Les Azéris sont musulmans, les Arméniens chrétiens. La région a été sous le contrôle de l’empire perse, puis de l’empire ottoman et enfin de l’empire russe. Les liens entre Turquie et Azerbaïdjan sont étroits, culturels et géopolitiques : d’où le soutien fourni à l’armée azérie par Erdogan, qui poursuit une entreprise d’expansion imitant, comme un succédané impérialiste, les conquêtes ottomanes. Les Arméniens comptaient sur le soutien de la Russie, qui a garanti l’intégrité de la république arménienne (et non celle du Haut-Karabagh). Mais ils avaient renversé, deux années plus tôt, un pouvoir oligarchique lié à la Russie, pour plébisciter un dirigeant plus moderne et plus européen. Aussi quand leur armée se retrouva en déroute, pilonnée par l’artillerie azérie, débordée par les commandos ennemis, Vladimir Poutine laissa faire, montrant ce qu’il en coûte de défier le nouveau tsar. C’est seulement à la fin des combats, quand la défaite fut consommée, que l’armée russe prit position pour arrêter la guerre et constater le recul des troupes arméniennes. Poutine a ainsi figé une situation où le Haut-Karabagh a perdu une bonne partie des territoires qu’il contrôlait jusque-là.

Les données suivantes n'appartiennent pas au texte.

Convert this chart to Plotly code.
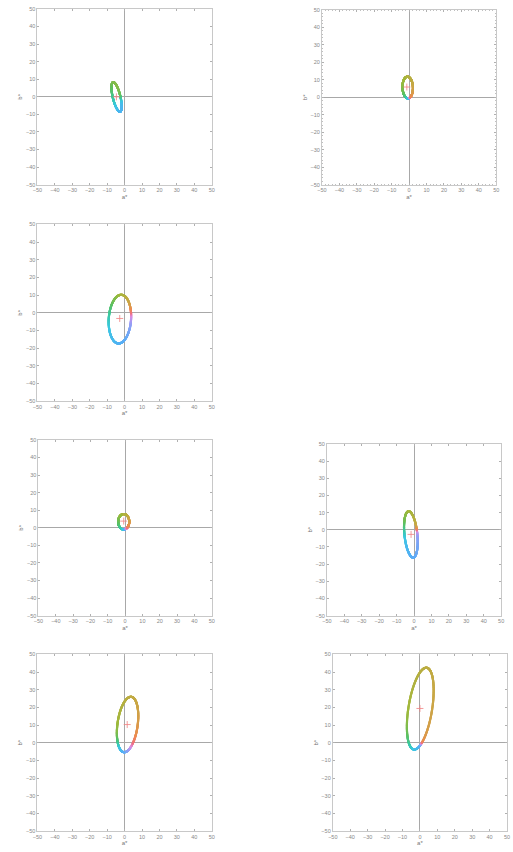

Ainsi, tandis que le monde entier se passionnait pour l’élection américaine, Erdogan et Poutine ont poussé leurs pions, le premier en offrant à ses protégés azéris une spectaculaire conquête territoriale, le second en se retrouvant l’arbitre du conflit, de manière à maintenir son influence sur cette marche de son empire. Victimes d’exactions barbares, bombardés massivement pendant les combats, les Arméniens du Haut-Karabagh ont commencé à émigrer, dans un processus qui s’apparente à une épuration ethnique.
Entre les belligérants, le choix des démocrates n’est pas douteux. D’un côté un peuple démocratique et valeureux, qui défend un territoire habité par les siens ; de l’autre une dictature corrompue et brutale, celle de la dynastie Aliyev qui domine l’Azerbaïdjan, liée aux maîtres de la région, Poutine et Ergogan, tous deux ennemis de l’Union européenne et travaillés par des tentations impériales. Liée à l’exemplaire diaspora arménienne par une longue histoire, la France se retrouve naturellement du côté des vaincus. Mais cette sympathie historique n’a débouché sur rien, sinon quelques communiqués de protestation, restés lettres mortes en raison de l’abstention européenne. La force a parlé : malgré son amertume, le peuple arménien doit accepter l’humiliante défaite qui ramène le Haut-Karabagh trente ans en arrière. Sa population est meurtrie et son gouvernement déstabilisé.
Comme il n’est évidemment pas question d’intervention militaire dans cette région du Caucase, aux confins de l’Europe et de l’Asie, seule l’action humanitaire, culturelle ou diplomatique est possible. Droite et gauche s’accordent à peu près sur les objectifs : garantir la sécurité de le République d’Arménie, reconnaître l’indépendance du Haut-Karabagh. La demande est donc simple : la France doit franchir le pas diplomatique et reconnaître le droit à l’autodétermination du peuple arménien du Haut-Karabagh. Une fois ce geste accompli, on peut en espérer la revitalisation du « groupe de Minsk ». La Russie peut y trouver son intérêt en bloquant l’expansion turque dans la région ; les États-Unis sont alliés avec la Turquie au sein de l’OTAN ; la France entretient des liens politiques et affectifs avec les Arméniens. C’est la seule voie de négociation possible pour préserver les intérêts européens et respecter, peu ou prou, le droit des peuples à disposer d’eux-mêmes.